RECORD EXCERPTS
++++++

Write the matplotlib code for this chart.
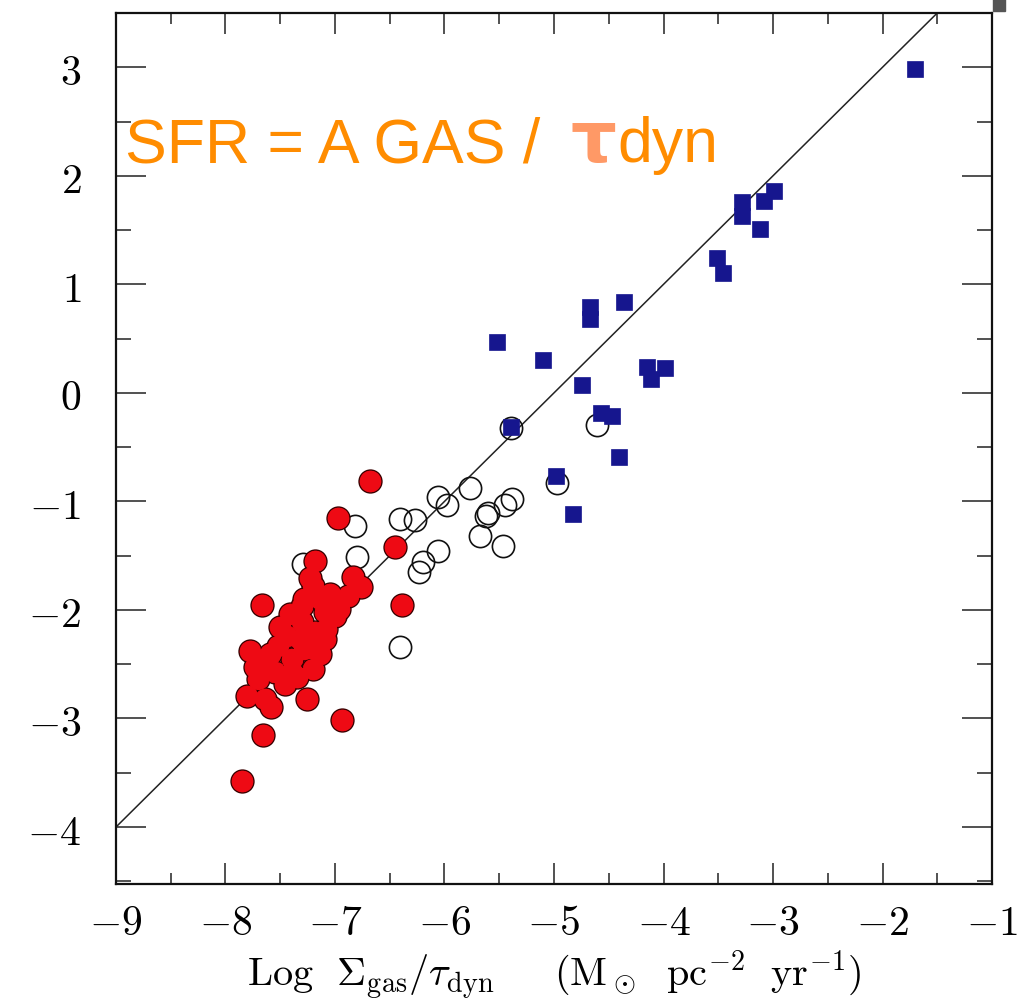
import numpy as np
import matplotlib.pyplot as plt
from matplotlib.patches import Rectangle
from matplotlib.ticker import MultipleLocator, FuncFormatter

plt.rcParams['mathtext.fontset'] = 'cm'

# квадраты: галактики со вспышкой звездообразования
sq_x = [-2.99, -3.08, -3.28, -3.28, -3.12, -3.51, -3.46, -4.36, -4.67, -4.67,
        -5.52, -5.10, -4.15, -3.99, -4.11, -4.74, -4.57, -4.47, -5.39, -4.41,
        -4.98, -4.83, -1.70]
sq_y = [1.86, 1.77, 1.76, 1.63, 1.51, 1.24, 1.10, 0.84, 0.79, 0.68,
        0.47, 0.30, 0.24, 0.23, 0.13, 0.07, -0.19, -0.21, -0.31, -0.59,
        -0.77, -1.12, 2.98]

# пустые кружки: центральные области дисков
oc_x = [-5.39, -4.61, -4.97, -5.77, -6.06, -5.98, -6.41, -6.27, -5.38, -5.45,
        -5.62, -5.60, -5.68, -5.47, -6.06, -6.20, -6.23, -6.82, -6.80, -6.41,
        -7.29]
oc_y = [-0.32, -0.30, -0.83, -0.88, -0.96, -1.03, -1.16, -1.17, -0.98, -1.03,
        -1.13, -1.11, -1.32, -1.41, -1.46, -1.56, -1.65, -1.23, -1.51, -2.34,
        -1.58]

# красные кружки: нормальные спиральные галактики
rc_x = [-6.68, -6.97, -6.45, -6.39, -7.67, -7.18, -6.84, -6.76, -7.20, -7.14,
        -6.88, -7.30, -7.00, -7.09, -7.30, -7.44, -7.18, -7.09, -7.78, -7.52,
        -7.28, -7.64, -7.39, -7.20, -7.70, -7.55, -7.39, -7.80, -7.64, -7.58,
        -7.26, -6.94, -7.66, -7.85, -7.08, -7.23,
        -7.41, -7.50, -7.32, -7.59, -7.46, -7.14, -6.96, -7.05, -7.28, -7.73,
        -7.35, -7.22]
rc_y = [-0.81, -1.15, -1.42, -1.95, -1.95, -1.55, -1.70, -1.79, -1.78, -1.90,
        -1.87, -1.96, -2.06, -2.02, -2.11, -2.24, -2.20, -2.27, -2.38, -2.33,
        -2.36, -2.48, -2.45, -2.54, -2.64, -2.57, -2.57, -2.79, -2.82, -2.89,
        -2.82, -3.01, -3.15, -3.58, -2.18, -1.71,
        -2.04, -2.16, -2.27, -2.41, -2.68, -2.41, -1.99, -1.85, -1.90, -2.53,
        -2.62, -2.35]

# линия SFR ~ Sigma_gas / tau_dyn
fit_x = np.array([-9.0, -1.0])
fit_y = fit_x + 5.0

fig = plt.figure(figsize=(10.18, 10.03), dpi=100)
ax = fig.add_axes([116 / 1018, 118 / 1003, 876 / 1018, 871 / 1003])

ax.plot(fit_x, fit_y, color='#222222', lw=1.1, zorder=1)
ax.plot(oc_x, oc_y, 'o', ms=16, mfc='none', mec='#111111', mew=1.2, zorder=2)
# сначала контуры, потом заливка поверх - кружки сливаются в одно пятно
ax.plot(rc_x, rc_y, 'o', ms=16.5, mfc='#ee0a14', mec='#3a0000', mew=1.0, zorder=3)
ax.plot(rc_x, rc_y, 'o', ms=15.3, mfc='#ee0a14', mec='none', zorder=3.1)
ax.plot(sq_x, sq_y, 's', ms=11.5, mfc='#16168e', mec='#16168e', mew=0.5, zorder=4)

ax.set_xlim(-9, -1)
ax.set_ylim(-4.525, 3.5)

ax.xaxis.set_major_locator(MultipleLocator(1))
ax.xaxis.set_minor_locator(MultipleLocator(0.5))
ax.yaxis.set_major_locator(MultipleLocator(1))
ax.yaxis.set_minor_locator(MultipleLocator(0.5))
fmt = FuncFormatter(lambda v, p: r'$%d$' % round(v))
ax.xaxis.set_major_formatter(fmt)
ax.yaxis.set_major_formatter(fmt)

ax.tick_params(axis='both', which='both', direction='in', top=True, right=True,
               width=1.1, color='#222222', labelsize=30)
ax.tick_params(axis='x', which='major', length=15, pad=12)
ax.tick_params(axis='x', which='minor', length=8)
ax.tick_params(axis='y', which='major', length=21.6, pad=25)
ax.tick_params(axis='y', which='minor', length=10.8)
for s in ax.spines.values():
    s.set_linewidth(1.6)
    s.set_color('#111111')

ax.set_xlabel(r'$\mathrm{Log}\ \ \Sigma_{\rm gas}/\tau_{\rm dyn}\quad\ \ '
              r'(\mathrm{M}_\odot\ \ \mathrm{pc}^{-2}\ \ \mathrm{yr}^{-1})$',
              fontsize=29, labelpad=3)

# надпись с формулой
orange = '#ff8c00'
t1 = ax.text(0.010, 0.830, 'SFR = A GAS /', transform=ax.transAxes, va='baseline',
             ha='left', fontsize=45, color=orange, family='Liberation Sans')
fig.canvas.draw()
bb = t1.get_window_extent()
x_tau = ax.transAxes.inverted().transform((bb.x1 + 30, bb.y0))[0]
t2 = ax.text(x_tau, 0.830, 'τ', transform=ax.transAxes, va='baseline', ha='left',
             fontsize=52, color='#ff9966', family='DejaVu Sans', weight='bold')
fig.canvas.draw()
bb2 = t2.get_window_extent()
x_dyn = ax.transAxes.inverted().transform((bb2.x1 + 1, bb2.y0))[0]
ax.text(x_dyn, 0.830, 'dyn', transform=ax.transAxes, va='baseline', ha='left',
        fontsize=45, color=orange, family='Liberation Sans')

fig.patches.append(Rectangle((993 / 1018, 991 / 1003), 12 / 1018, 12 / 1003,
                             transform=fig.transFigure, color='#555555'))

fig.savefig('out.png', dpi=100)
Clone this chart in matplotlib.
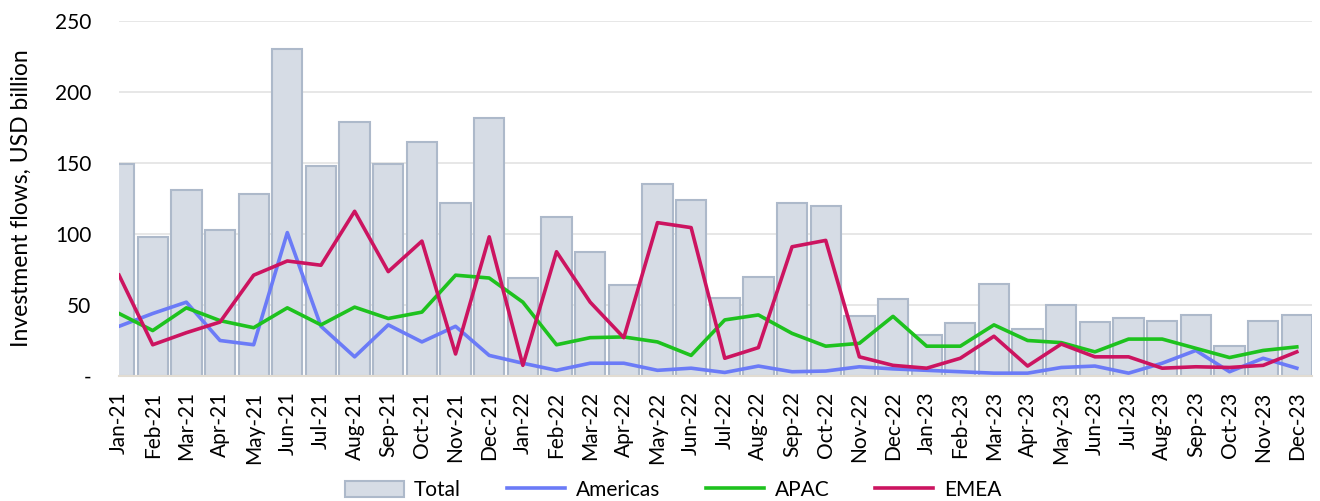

++++++

WHAT TO DO
Transcribe every record above exactly as written, leaving out any pictures.

EXERCISE RESPONSE
Write the matplotlib code for this chart.
import numpy as np
import matplotlib.pyplot as plt
from matplotlib.patches import Rectangle
from matplotlib.ticker import MultipleLocator, FuncFormatter

plt.rcParams['mathtext.fontset'] = 'cm'

# квадраты: галактики со вспышкой звездообразования
sq_x = [-2.99, -3.08, -3.28, -3.28, -3.12, -3.51, -3.46, -4.36, -4.67, -4.67,
        -5.52, -5.10, -4.15, -3.99, -4.11, -4.74, -4.57, -4.47, -5.39, -4.41,
        -4.98, -4.83, -1.70]
sq_y = [1.86, 1.77, 1.76, 1.63, 1.51, 1.24, 1.10, 0.84, 0.79, 0.68,
        0.47, 0.30, 0.24, 0.23, 0.13, 0.07, -0.19, -0.21, -0.31, -0.59,
        -0.77, -1.12, 2.98]

# пустые кружки: центральные области дисков
oc_x = [-5.39, -4.61, -4.97, -5.77, -6.06, -5.98, -6.41, -6.27, -5.38, -5.45,
        -5.62, -5.60, -5.68, -5.47, -6.06, -6.20, -6.23, -6.82, -6.80, -6.41,
        -7.29]
oc_y = [-0.32, -0.30, -0.83, -0.88, -0.96, -1.03, -1.16, -1.17, -0.98, -1.03,
        -1.13, -1.11, -1.32, -1.41, -1.46, -1.56, -1.65, -1.23, -1.51, -2.34,
        -1.58]

# красные кружки: нормальные спиральные галактики
rc_x = [-6.68, -6.97, -6.45, -6.39, -7.67, -7.18, -6.84, -6.76, -7.20, -7.14,
        -6.88, -7.30, -7.00, -7.09, -7.30, -7.44, -7.18, -7.09, -7.78, -7.52,
        -7.28, -7.64, -7.39, -7.20, -7.70, -7.55, -7.39, -7.80, -7.64, -7.58,
        -7.26, -6.94, -7.66, -7.85, -7.08, -7.23,
        -7.41, -7.50, -7.32, -7.59, -7.46, -7.14, -6.96, -7.05, -7.28, -7.73,
        -7.35, -7.22]
rc_y = [-0.81, -1.15, -1.42, -1.95, -1.95, -1.55, -1.70, -1.79, -1.78, -1.90,
        -1.87, -1.96, -2.06, -2.02, -2.11, -2.24, -2.20, -2.27, -2.38, -2.33,
        -2.36, -2.48, -2.45, -2.54, -2.64, -2.57, -2.57, -2.79, -2.82, -2.89,
        -2.82, -3.01, -3.15, -3.58, -2.18, -1.71,
        -2.04, -2.16, -2.27, -2.41, -2.68, -2.41, -1.99, -1.85, -1.90, -2.53,
        -2.62, -2.35]

# линия SFR ~ Sigma_gas / tau_dyn
fit_x = np.array([-9.0, -1.0])
fit_y = fit_x + 5.0

fig = plt.figure(figsize=(10.18, 10.03), dpi=100)
ax = fig.add_axes([116 / 1018, 118 / 1003, 876 / 1018, 871 / 1003])

ax.plot(fit_x, fit_y, color='#222222', lw=1.1, zorder=1)
ax.plot(oc_x, oc_y, 'o', ms=16, mfc='none', mec='#111111', mew=1.2, zorder=2)
# сначала контуры, потом заливка поверх - кружки сливаются в одно пятно
ax.plot(rc_x, rc_y, 'o', ms=16.5, mfc='#ee0a14', mec='#3a0000', mew=1.0, zorder=3)
ax.plot(rc_x, rc_y, 'o', ms=15.3, mfc='#ee0a14', mec='none', zorder=3.1)
ax.plot(sq_x, sq_y, 's', ms=11.5, mfc='#16168e', mec='#16168e', mew=0.5, zorder=4)

ax.set_xlim(-9, -1)
ax.set_ylim(-4.525, 3.5)

ax.xaxis.set_major_locator(MultipleLocator(1))
ax.xaxis.set_minor_locator(MultipleLocator(0.5))
ax.yaxis.set_major_locator(MultipleLocator(1))
ax.yaxis.set_minor_locator(MultipleLocator(0.5))
fmt = FuncFormatter(lambda v, p: r'$%d$' % round(v))
ax.xaxis.set_major_formatter(fmt)
ax.yaxis.set_major_formatter(fmt)

ax.tick_params(axis='both', which='both', direction='in', top=True, right=True,
               width=1.1, color='#222222', labelsize=30)
ax.tick_params(axis='x', which='major', length=15, pad=12)
ax.tick_params(axis='x', which='minor', length=8)
ax.tick_params(axis='y', which='major', length=21.6, pad=25)
ax.tick_params(axis='y', which='minor', length=10.8)
for s in ax.spines.values():
    s.set_linewidth(1.6)
    s.set_color('#111111')

ax.set_xlabel(r'$\mathrm{Log}\ \ \Sigma_{\rm gas}/\tau_{\rm dyn}\quad\ \ '
              r'(\mathrm{M}_\odot\ \ \mathrm{pc}^{-2}\ \ \mathrm{yr}^{-1})$',
              fontsize=29, labelpad=3)

# надпись с формулой
orange = '#ff8c00'
t1 = ax.text(0.010, 0.830, 'SFR = A GAS /', transform=ax.transAxes, va='baseline',
             ha='left', fontsize=45, color=orange, family='Liberation Sans')
fig.canvas.draw()
bb = t1.get_window_extent()
x_tau = ax.transAxes.inverted().transform((bb.x1 + 30, bb.y0))[0]
t2 = ax.text(x_tau, 0.830, 'τ', transform=ax.transAxes, va='baseline', ha='left',
             fontsize=52, color='#ff9966', family='DejaVu Sans', weight='bold')
fig.canvas.draw()
bb2 = t2.get_window_extent()
x_dyn = ax.transAxes.inverted().transform((bb2.x1 + 1, bb2.y0))[0]
ax.text(x_dyn, 0.830, 'dyn', transform=ax.transAxes, va='baseline', ha='left',
        fontsize=45, color=orange, family='Liberation Sans')

fig.patches.append(Rectangle((993 / 1018, 991 / 1003), 12 / 1018, 12 / 1003,
                             transform=fig.transFigure, color='#555555'))

fig.savefig('out.png', dpi=100)
Clone this chart in matplotlib.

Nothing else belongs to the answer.